Ravens invade eastward from wilds of 'Celtic fringe'
Tuesday 06 April 2010
A new study shows one of the most remarkable British wildlife phenomena of the last 20 years, the advance of the common raven (Corvus corax).
For most of the 20th century Britain's largest crow, the great black bird of morbid legend, was confined to the "Celtic fringe" of Britain. Persecution by Victorian gamekeepers had extinguished it in the English lowlands and driven it to the hills and moors of the West Country, Wales, the Lake District and Scotland. With the gamekeepers mostly gone, it is returning.
During the last 20 years the birds have begun to spread eastwards from the Welsh borders into the Midlands, and by 1995 they were in Cheshire, Derbyshire, Staffordshire, Worcestershire and Wiltshire. By 2005 they had spread as far south as East and West Sussex. Last summer, for the first time in more than a century, a pair nested on the White Cliffs of Dover in Kent, and successfully raised two young.

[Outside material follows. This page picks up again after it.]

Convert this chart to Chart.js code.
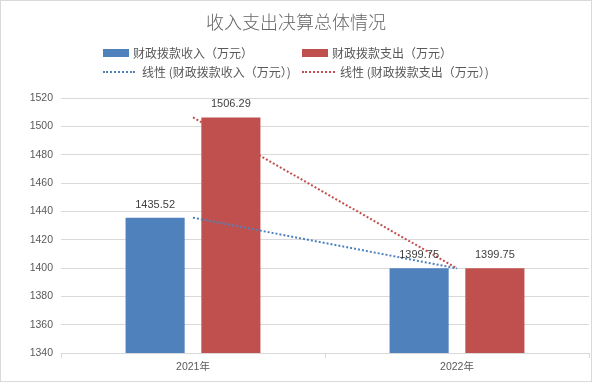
<!DOCTYPE html>
<html><head><meta charset="utf-8">
<script src="https://cdn.jsdelivr.net/npm/chart.js@4/dist/chart.umd.min.js"></script>
<style>
html,body{margin:0;padding:0;background:#fff;}
#wrap{position:relative;width:592px;height:382px;}
canvas{position:absolute;left:0;top:0;}
.t{position:absolute;font-family:"Noto Sans CJK SC","Noto Sans",sans-serif;color:#595959;white-space:nowrap;line-height:1;}
.box{position:absolute;height:8px;width:26px;}
.dot{position:absolute;height:0;width:32px;border-top:2px dotted;}
</style></head>
<body>
<div id="wrap">
<canvas id="c" width="592" height="382"></canvas>
<div class="t" id="title" style="left:0;width:592px;text-align:center;top:12px;font-size:18px;font-weight:300;color:#666">收入支出决算总体情况</div>
<div class="box" style="left:103px;top:49px;background:#4F81BD"></div>
<div class="t" id="lg1" style="left:133px;top:47px;font-size:12px;"></div>
<div class="box" style="left:302px;top:49px;background:#C0504D"></div>
<div class="t" id="lg2" style="left:332px;top:47px;font-size:12px;"></div>
<div class="dot" style="left:103px;top:71px;border-color:#4F81BD"></div>
<div class="t" id="lg3" style="left:142px;top:66px;font-size:12px;"></div>
<div class="dot" style="left:302px;top:71px;border-color:#C0504D;width:33px"></div>
<div class="t" id="lg4" style="left:340px;top:66px;font-size:12px;"></div>
</div>
<script>
const categories = ["2021年", "2022年"];
const seriesNames = ["财政拨款收入（万元）", "财政拨款支出（万元）"];
const income = [1435.52, 1399.75];
const expense = [1506.29, 1399.75];
const trendIncome = [1435.52, 1399.75];
const trendExpense = [1506.29, 1399.75];
const yTicks = [1340, 1360, 1380, 1400, 1420, 1440, 1460, 1480, 1500, 1520];

document.getElementById('lg1').textContent = seriesNames[0];
document.getElementById('lg2').textContent = seriesNames[1];
document.getElementById('lg3').textContent = '线性 (' + seriesNames[0] + ')';
document.getElementById('lg4').textContent = '线性 (' + seriesNames[1] + ')';

const numFont = '"Liberation Sans","Noto Sans CJK SC",sans-serif';

const bgBorder = {
  id: 'bgBorder',
  beforeDraw(chart) {
    const ctx = chart.ctx;
    ctx.save();
    ctx.fillStyle = '#fff';
    ctx.fillRect(0, 0, chart.width, chart.height);
    ctx.restore();
  },
  afterDraw(chart) {
    const ctx = chart.ctx;
    ctx.save();
    ctx.strokeStyle = '#d9d9d9';
    ctx.lineWidth = 1;
    ctx.strokeRect(0.5, 0.5, chart.width - 1, chart.height - 1);
    ctx.restore();
  }
};

const barLabels = {
  id: 'barLabels',
  afterDatasetsDraw(chart) {
    const ctx = chart.ctx;
    ctx.save();
    ctx.font = '11px ' + numFont;
    ctx.fillStyle = '#404040';
    ctx.textAlign = 'center';
    ctx.textBaseline = 'middle';
    chart.data.datasets.forEach((ds, i) => {
      if (ds.type !== 'bar') return;
      const meta = chart.getDatasetMeta(i);
      meta.data.forEach((el, j) => {
        ctx.fillText(ds.data[j].toFixed(2), el.x, el.y - 13);
      });
    });
    ctx.restore();
  }
};

new Chart(document.getElementById('c'), {
  data: {
    labels: categories,
    datasets: [
      { type: 'line', data: trendIncome, borderColor: '#4F81BD', borderWidth: 2, borderDash: [2, 2], pointRadius: 0, fill: false, order: 0 },
      { type: 'line', data: trendExpense, borderColor: '#C0504D', borderWidth: 2, borderDash: [2, 2], pointRadius: 0, fill: false, order: 0 },
      { type: 'bar', label: seriesNames[0], data: income, backgroundColor: '#4F81BD', categoryPercentage: 0.574, barPercentage: 0.78, order: 1 },
      { type: 'bar', label: seriesNames[1], data: expense, backgroundColor: '#C0504D', categoryPercentage: 0.574, barPercentage: 0.78, order: 1 }
    ]
  },
  options: {
    responsive: false,
    animation: false,
    devicePixelRatio: 1,
    layout: { padding: { left: 0, right: 3, top: 98, bottom: 0 } },
    plugins: { legend: { display: false }, title: { display: false }, tooltip: { enabled: false } },
    scales: {
      x: {
        offset: true,
        grid: { display: true, offset: true, drawOnChartArea: false, drawTicks: true, tickLength: 5, color: '#d9d9d9' },
        border: { display: true, color: '#d9d9d9', width: 1 },
        ticks: { font: { size: 10.5, family: numFont }, color: '#595959', padding: 3 },
        afterFit(s) { s.height = 29; }
      },
      y: {
        min: 1340, max: 1520,
        afterBuildTicks(s) { s.ticks = yTicks.map(v => ({ value: v })); },
        grid: { color: '#d9d9d9', drawTicks: false },
        border: { display: false },
        ticks: { font: { size: 10.5, family: numFont }, color: '#595959', padding: 8, callback: v => String(v) },
        afterFit(s) { s.width = 61; }
      }
    }
  },
  plugins: [bgBorder, barLabels]
});
</script>
</body></html>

The fieldwork study, which maps the raven frontier and the great migration has been produced for The New Atlas of Breeding Birds in Britain and Ireland: 2007-2011, to be published in 2012.
"Birdwatchers will be thrilled to see them recolonising central England and pushing into the South-east," said Dawn Balmer of the British Trust for Ornithology, publishers of the atlas.